PROBLEM DESCRIPTION => Write each line out again exactly as written.

┌──

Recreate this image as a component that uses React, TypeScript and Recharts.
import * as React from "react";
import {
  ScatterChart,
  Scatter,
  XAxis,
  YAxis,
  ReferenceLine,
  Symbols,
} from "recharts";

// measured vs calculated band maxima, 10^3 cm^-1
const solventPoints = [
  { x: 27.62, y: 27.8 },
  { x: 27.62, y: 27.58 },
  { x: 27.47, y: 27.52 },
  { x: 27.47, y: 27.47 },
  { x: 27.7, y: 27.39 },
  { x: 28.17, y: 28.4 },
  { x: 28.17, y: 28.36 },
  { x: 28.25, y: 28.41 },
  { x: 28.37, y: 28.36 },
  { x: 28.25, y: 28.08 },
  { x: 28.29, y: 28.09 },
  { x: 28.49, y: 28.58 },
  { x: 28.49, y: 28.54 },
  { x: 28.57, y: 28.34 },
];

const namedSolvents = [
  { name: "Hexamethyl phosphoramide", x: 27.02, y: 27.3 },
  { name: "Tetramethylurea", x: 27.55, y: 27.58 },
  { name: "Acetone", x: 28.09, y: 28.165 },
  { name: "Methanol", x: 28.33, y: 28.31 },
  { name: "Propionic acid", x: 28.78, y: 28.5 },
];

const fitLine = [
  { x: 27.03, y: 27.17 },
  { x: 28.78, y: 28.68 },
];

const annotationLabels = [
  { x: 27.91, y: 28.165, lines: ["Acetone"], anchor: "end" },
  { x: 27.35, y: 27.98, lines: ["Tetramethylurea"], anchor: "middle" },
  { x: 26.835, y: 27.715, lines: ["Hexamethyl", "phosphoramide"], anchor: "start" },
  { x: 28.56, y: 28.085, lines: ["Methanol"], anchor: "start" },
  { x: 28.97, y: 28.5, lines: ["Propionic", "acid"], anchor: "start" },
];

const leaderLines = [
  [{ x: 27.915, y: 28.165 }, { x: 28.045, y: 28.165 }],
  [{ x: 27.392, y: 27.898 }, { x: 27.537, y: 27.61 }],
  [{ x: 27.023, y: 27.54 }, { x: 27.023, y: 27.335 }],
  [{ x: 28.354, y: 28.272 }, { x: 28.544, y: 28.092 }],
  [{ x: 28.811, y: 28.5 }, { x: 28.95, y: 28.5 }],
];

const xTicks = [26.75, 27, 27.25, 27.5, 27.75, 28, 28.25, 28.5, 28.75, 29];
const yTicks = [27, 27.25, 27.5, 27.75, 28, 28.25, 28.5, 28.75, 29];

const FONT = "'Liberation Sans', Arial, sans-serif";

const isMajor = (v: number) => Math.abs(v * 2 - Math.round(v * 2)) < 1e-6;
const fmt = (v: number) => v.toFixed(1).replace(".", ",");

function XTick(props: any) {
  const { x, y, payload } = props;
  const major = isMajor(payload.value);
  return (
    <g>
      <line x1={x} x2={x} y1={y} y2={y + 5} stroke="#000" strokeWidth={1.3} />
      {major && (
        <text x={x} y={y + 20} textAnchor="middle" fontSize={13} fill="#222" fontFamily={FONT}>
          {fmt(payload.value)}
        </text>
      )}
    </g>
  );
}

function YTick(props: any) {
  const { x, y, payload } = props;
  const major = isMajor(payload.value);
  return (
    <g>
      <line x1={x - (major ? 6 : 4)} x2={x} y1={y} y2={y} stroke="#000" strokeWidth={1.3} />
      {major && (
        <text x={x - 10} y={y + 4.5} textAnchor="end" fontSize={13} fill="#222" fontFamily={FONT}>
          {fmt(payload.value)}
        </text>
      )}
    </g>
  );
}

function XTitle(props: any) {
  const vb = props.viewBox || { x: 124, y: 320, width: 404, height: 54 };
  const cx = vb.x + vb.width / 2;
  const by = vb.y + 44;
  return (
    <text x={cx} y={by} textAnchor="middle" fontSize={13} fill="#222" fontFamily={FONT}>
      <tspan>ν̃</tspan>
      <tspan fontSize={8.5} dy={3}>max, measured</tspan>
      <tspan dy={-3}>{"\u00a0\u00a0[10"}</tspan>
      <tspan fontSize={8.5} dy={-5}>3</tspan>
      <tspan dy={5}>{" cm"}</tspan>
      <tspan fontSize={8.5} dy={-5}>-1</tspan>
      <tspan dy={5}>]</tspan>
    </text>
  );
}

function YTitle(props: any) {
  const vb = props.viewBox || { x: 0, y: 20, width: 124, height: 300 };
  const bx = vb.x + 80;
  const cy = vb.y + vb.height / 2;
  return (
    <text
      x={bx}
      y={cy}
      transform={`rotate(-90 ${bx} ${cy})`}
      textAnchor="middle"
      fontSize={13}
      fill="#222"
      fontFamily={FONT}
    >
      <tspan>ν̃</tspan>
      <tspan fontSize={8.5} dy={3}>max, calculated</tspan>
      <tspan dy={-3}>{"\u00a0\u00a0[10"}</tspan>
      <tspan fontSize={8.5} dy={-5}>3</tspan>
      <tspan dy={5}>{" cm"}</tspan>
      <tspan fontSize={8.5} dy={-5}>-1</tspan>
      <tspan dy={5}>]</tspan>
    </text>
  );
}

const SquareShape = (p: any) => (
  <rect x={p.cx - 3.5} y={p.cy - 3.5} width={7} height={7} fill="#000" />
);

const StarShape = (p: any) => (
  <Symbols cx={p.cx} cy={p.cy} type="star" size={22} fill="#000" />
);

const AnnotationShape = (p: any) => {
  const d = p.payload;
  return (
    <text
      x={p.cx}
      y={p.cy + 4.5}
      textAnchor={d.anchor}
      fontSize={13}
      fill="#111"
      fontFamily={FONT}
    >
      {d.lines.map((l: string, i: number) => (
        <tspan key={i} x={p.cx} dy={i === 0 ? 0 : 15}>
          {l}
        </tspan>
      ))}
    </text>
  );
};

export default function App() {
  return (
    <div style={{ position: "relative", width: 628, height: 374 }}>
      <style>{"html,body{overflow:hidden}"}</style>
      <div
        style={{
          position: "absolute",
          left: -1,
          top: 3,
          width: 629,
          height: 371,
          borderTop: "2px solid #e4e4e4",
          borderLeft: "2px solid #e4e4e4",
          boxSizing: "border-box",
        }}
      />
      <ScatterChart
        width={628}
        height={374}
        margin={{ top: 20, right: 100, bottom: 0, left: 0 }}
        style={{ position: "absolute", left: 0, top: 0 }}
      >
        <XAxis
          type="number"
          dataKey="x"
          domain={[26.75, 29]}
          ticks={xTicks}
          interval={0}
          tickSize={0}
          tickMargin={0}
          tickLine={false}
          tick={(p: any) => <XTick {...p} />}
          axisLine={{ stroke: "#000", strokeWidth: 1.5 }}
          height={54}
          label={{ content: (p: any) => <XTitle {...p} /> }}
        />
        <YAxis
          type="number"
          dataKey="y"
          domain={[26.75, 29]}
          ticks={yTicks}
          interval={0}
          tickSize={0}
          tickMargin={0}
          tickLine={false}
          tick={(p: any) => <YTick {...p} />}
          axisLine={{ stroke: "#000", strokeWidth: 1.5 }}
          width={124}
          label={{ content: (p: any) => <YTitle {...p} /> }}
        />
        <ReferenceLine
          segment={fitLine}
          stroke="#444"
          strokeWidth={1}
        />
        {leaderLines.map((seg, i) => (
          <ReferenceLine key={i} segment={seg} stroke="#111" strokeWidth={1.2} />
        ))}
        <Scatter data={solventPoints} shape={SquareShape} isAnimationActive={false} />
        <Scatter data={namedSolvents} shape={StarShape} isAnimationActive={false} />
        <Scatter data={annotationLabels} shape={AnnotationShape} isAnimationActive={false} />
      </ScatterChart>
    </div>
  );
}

└──

TASK RESULT =>
Recreate this image as a component that uses React, TypeScript and Recharts.
import * as React from "react";
import {
  ScatterChart,
  Scatter,
  XAxis,
  YAxis,
  ReferenceLine,
  Symbols,
} from "recharts";

// measured vs calculated band maxima, 10^3 cm^-1
const solventPoints = [
  { x: 27.62, y: 27.8 },
  { x: 27.62, y: 27.58 },
  { x: 27.47, y: 27.52 },
  { x: 27.47, y: 27.47 },
  { x: 27.7, y: 27.39 },
  { x: 28.17, y: 28.4 },
  { x: 28.17, y: 28.36 },
  { x: 28.25, y: 28.41 },
  { x: 28.37, y: 28.36 },
  { x: 28.25, y: 28.08 },
  { x: 28.29, y: 28.09 },
  { x: 28.49, y: 28.58 },
  { x: 28.49, y: 28.54 },
  { x: 28.57, y: 28.34 },
];

const namedSolvents = [
  { name: "Hexamethyl phosphoramide", x: 27.02, y: 27.3 },
  { name: "Tetramethylurea", x: 27.55, y: 27.58 },
  { name: "Acetone", x: 28.09, y: 28.165 },
  { name: "Methanol", x: 28.33, y: 28.31 },
  { name: "Propionic acid", x: 28.78, y: 28.5 },
];

const fitLine = [
  { x: 27.03, y: 27.17 },
  { x: 28.78, y: 28.68 },
];

const annotationLabels = [
  { x: 27.91, y: 28.165, lines: ["Acetone"], anchor: "end" },
  { x: 27.35, y: 27.98, lines: ["Tetramethylurea"], anchor: "middle" },
  { x: 26.835, y: 27.715, lines: ["Hexamethyl", "phosphoramide"], anchor: "start" },
  { x: 28.56, y: 28.085, lines: ["Methanol"], anchor: "start" },
  { x: 28.97, y: 28.5, lines: ["Propionic", "acid"], anchor: "start" },
];

const leaderLines = [
  [{ x: 27.915, y: 28.165 }, { x: 28.045, y: 28.165 }],
  [{ x: 27.392, y: 27.898 }, { x: 27.537, y: 27.61 }],
  [{ x: 27.023, y: 27.54 }, { x: 27.023, y: 27.335 }],
  [{ x: 28.354, y: 28.272 }, { x: 28.544, y: 28.092 }],
  [{ x: 28.811, y: 28.5 }, { x: 28.95, y: 28.5 }],
];

const xTicks = [26.75, 27, 27.25, 27.5, 27.75, 28, 28.25, 28.5, 28.75, 29];
const yTicks = [27, 27.25, 27.5, 27.75, 28, 28.25, 28.5, 28.75, 29];

const FONT = "'Liberation Sans', Arial, sans-serif";

const isMajor = (v: number) => Math.abs(v * 2 - Math.round(v * 2)) < 1e-6;
const fmt = (v: number) => v.toFixed(1).replace(".", ",");

function XTick(props: any) {
  const { x, y, payload } = props;
  const major = isMajor(payload.value);
  return (
    <g>
      <line x1={x} x2={x} y1={y} y2={y + 5} stroke="#000" strokeWidth={1.3} />
      {major && (
        <text x={x} y={y + 20} textAnchor="middle" fontSize={13} fill="#222" fontFamily={FONT}>
          {fmt(payload.value)}
        </text>
      )}
    </g>
  );
}

function YTick(props: any) {
  const { x, y, payload } = props;
  const major = isMajor(payload.value);
  return (
    <g>
      <line x1={x - (major ? 6 : 4)} x2={x} y1={y} y2={y} stroke="#000" strokeWidth={1.3} />
      {major && (
        <text x={x - 10} y={y + 4.5} textAnchor="end" fontSize={13} fill="#222" fontFamily={FONT}>
          {fmt(payload.value)}
        </text>
      )}
    </g>
  );
}

function XTitle(props: any) {
  const vb = props.viewBox || { x: 124, y: 320, width: 404, height: 54 };
  const cx = vb.x + vb.width / 2;
  const by = vb.y + 44;
  return (
    <text x={cx} y={by} textAnchor="middle" fontSize={13} fill="#222" fontFamily={FONT}>
      <tspan>ν̃</tspan>
      <tspan fontSize={8.5} dy={3}>max, measured</tspan>
      <tspan dy={-3}>{"\u00a0\u00a0[10"}</tspan>
      <tspan fontSize={8.5} dy={-5}>3</tspan>
      <tspan dy={5}>{" cm"}</tspan>
      <tspan fontSize={8.5} dy={-5}>-1</tspan>
      <tspan dy={5}>]</tspan>
    </text>
  );
}

function YTitle(props: any) {
  const vb = props.viewBox || { x: 0, y: 20, width: 124, height: 300 };
  const bx = vb.x + 80;
  const cy = vb.y + vb.height / 2;
  return (
    <text
      x={bx}
      y={cy}
      transform={`rotate(-90 ${bx} ${cy})`}
      textAnchor="middle"
      fontSize={13}
      fill="#222"
      fontFamily={FONT}
    >
      <tspan>ν̃</tspan>
      <tspan fontSize={8.5} dy={3}>max, calculated</tspan>
      <tspan dy={-3}>{"\u00a0\u00a0[10"}</tspan>
      <tspan fontSize={8.5} dy={-5}>3</tspan>
      <tspan dy={5}>{" cm"}</tspan>
      <tspan fontSize={8.5} dy={-5}>-1</tspan>
      <tspan dy={5}>]</tspan>
    </text>
  );
}

const SquareShape = (p: any) => (
  <rect x={p.cx - 3.5} y={p.cy - 3.5} width={7} height={7} fill="#000" />
);

const StarShape = (p: any) => (
  <Symbols cx={p.cx} cy={p.cy} type="star" size={22} fill="#000" />
);

const AnnotationShape = (p: any) => {
  const d = p.payload;
  return (
    <text
      x={p.cx}
      y={p.cy + 4.5}
      textAnchor={d.anchor}
      fontSize={13}
      fill="#111"
      fontFamily={FONT}
    >
      {d.lines.map((l: string, i: number) => (
        <tspan key={i} x={p.cx} dy={i === 0 ? 0 : 15}>
          {l}
        </tspan>
      ))}
    </text>
  );
};

export default function App() {
  return (
    <div style={{ position: "relative", width: 628, height: 374 }}>
      <style>{"html,body{overflow:hidden}"}</style>
      <div
        style={{
          position: "absolute",
          left: -1,
          top: 3,
          width: 629,
          height: 371,
          borderTop: "2px solid #e4e4e4",
          borderLeft: "2px solid #e4e4e4",
          boxSizing: "border-box",
        }}
      />
      <ScatterChart
        width={628}
        height={374}
        margin={{ top: 20, right: 100, bottom: 0, left: 0 }}
        style={{ position: "absolute", left: 0, top: 0 }}
      >
        <XAxis
          type="number"
          dataKey="x"
          domain={[26.75, 29]}
          ticks={xTicks}
          interval={0}
          tickSize={0}
          tickMargin={0}
          tickLine={false}
          tick={(p: any) => <XTick {...p} />}
          axisLine={{ stroke: "#000", strokeWidth: 1.5 }}
          height={54}
          label={{ content: (p: any) => <XTitle {...p} /> }}
        />
        <YAxis
          type="number"
          dataKey="y"
          domain={[26.75, 29]}
          ticks={yTicks}
          interval={0}
          tickSize={0}
          tickMargin={0}
          tickLine={false}
          tick={(p: any) => <YTick {...p} />}
          axisLine={{ stroke: "#000", strokeWidth: 1.5 }}
          width={124}
          label={{ content: (p: any) => <YTitle {...p} /> }}
        />
        <ReferenceLine
          segment={fitLine}
          stroke="#444"
          strokeWidth={1}
        />
        {leaderLines.map((seg, i) => (
          <ReferenceLine key={i} segment={seg} stroke="#111" strokeWidth={1.2} />
        ))}
        <Scatter data={solventPoints} shape={SquareShape} isAnimationActive={false} />
        <Scatter data={namedSolvents} shape={StarShape} isAnimationActive={false} />
        <Scatter data={annotationLabels} shape={AnnotationShape} isAnimationActive={false} />
      </ScatterChart>
    </div>
  );
}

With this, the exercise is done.